Carrie Fisher dishes about her own roller-coaster life in 'Wishful Drinking'

By Marianne Messina

THE FIRST THING that strikes you about Carrie Fisher in Wishful Drinking, her one-woman show at San Jose Repertory Theatre, is big personality, the kind of big that can step outside itself to poke fun. Where average Joan struggles to hide the elephants in her living room, Fisher invites an audience into her living room and proceeds to ride the elephants. Hair full of glitter, in a stretchy black comfort dress, Fisher kicks off her shoes and ambles over the stage. Sometimes she's utterly skippy, on a roll, going "ooh-ooh" as she works the crowd; other times she seems to be narrating a children's book: "Fate intervened and brought her this sociopath." Voice husky, enunciation clear and deliberate, Fisher brings sarcasm to new heights by delivering a tone that wildly belies her words, like when she says that she and her fellow Star Wars actors can thank George Lucas for "a merry band of stalkers."

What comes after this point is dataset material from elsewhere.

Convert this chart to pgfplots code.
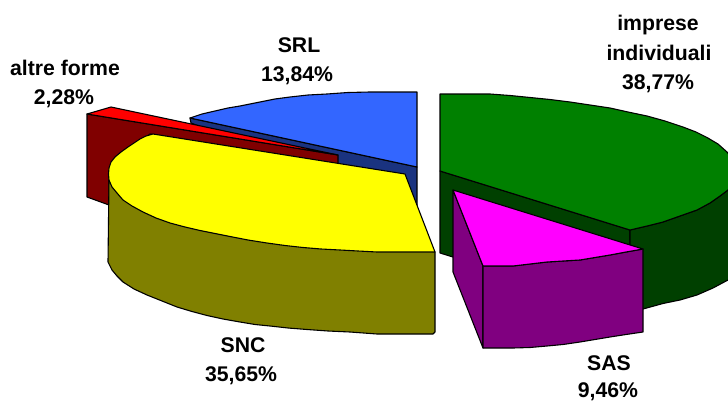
\documentclass[border=0pt]{standalone}
\usepackage{fontspec}
\setmainfont{Liberation Sans}
\usepackage{pgfplots}
\pgfplotsset{compat=1.18}
\definecolor{cblue}{RGB}{51,102,255}
\definecolor{dblue}{RGB}{26,51,128}
\definecolor{cred}{RGB}{255,0,0}
\definecolor{dred}{RGB}{128,0,0}
\definecolor{cyel}{RGB}{255,255,0}
\definecolor{dyel}{RGB}{128,128,0}
\definecolor{cgre}{RGB}{0,128,0}
\definecolor{dgre}{RGB}{0,64,0}
\definecolor{cmag}{RGB}{255,0,255}
\definecolor{dmag}{RGB}{128,0,128}
\begin{document}
\begin{tikzpicture}[x=1bp,y=1bp]
\path[use as bounding box] (0,0) rectangle (728bp,402bp);
\begin{axis}[
  at={(0,0)}, anchor=south west,
  scale only axis, width=728bp, height=402bp,
  xmin=0, xmax=728, ymin=0, ymax=402, y dir=reverse,
  hide axis, clip=true,
  every axis plot/.append style={draw=black, line width=1.1pt, line join=round, mark=none},
]
% SRL
\addplot[fill=dblue] coordinates {(190,118)(191,123)(300,165)(417,240)(417,167)} -- cycle;
\addplot[fill=cblue] coordinates {(417,92)(417,167)(190,118)(202,114)(215,111)(228,108)(240,106)(260,102)(275,99)(290,97)(308,95)(327,94)(348,92.5)(370,92)} -- cycle;
% altre forme
\addplot[fill=dred] coordinates {(87,114)(338,155)(338,164)(150,134)(109,175)(109,205)(87,197)} -- cycle;
\addplot[fill=cred] coordinates {(87,114)(111,107)(338,155)} -- cycle;
% SNC
\addplot[fill=dyel] coordinates {(109,180)(108,262)(110,266)(112,270)(117,276)(123,282)(134,289)(147,295)(162,301)(177,307)(192,311.5)(207,315.5)(223,319)(240,322)(255,324.5)(270,326)(288,328)(307,329.5)(328,331)(350,332)(377,334)(433,334)(435,332)(435,252)} -- cycle;
\addplot[fill=cyel] coordinates {(153,134)(405,174)(435,252)(377,252)(358,251)(340,250)(321,249)(303,247.5)(285,245.5)(267,243)(248,240)(230,236.5)(215,233.5)(200,230.5)(185,227)(170,223)(156,218)(143,212)(132,206)(123,200)(117,193)(112,187)(109,180)(108.5,174)(109,168)(111,162)(115,157)(121,152)(128,147)(134,143)(140,139)(146,136)} -- cycle;
% imprese individuali
\addplot[fill=dgre] coordinates {(440,171)(630,230)(630,312)(440,253)} -- cycle;
\addplot[fill=dgre] coordinates {(630,230)(647,226)(663,222)(680,216)(697,210)(710,203)(720,196)(728,190)(735,186)(735,277)(728,280)(713,288)(697,295)(680,300)(663,303.5)(643,309)(630,312)} -- cycle;
\addplot[fill=cgre] coordinates {(440,94)(465,94)(490,94)(510,95.5)(530,97.5)(550,99.5)(570,102)(590,105)(610,108)(628,112)(647,116)(665,121)(683,127)(696,132)(707,137.5)(718,144)(727,152)(733,160)(736,170)(735,180)(728,190)(720,196)(710,203)(697,210)(680,216)(663,222)(647,226)(630,230)(440,171)} -- cycle;
% SAS
\addplot[fill=dmag] coordinates {(453,190)(483,266)(483,348)(453,272)} -- cycle;
\addplot[fill=dmag] coordinates {(483,266)(513,266)(530,264)(547,262)(563,261)(580,260)(595,257.5)(610,255)(626,252)(643,249)(643,332)(626,334.5)(610,337)(595,339.5)(580,342)(563,344.5)(547,346)(530,347.5)(513,348)(483,348)} -- cycle;
\addplot[fill=cmag] coordinates {(453,190)(643,249)(626,252)(610,255)(595,257.5)(580,260)(563,261)(547,262)(530,264)(513,266)(483,266)} -- cycle;
% labels
\tikzset{lab/.style={font=\fontsize{21.3}{29}\selectfont\bfseries, inner sep=0pt, anchor=base, text=black}}
\node[lab] at (axis cs:658,31) {imprese};
\node[lab] at (axis cs:659,60) {individuali};
\node[lab] at (axis cs:658,89) {38,77\%};
\node[lab] at (axis cs:299,52) {SRL};
\node[lab] at (axis cs:297,81) {13,84\%};
\node[lab] at (axis cs:65,75) {altre forme};
\node[lab] at (axis cs:64,104) {2,28\%};
\node[lab] at (axis cs:243,352) {SNC};
\node[lab] at (axis cs:241,381) {35,65\%};
\node[lab] at (axis cs:609,370) {SAS};
\node[lab] at (axis cs:608,397.5) {9,46\%};
\end{axis}
\end{tikzpicture}
\end{document}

Fisher and scenic/lighting/projection designer Alexander V. Nichols detail the humor with crafty production bits. A love seat on a cozy rug strewn with stuffed pillows creates the ambience of the Oprah-at-home special. Next to an armchair sits a table supporting her artillery of ingestibles—can of soda, glass of ice, ash tray for cigarettes Fisher assures us are clove. The disarming setting allows personal, sometimes morbid confidences to go down easily.

At the same time, this parlor ease is disturbed by a huge trapezoidal "window" on Carrie's life, basically a projection screen fragmented into skewed windowpanes. As she comes out singing "Happy Days Are Here Again" at the speed of Xanax, tabloid headlines glide across the panes: "Carrie Fisher Is Bovine and Unappealing." Throughout the show such images crown the humor. For example, after a buildup, Fisher points to the image she found of herself in an abnormal psychology textbook as poster child for bipolar disorder. In a segment entitled "Hollywood Inbreeding 101," a blackboard drops down, a smaller iteration of the trapezoidal window, and Fisher uses a shillelagh-sized pointer to narrate her amusingly entangled family tree.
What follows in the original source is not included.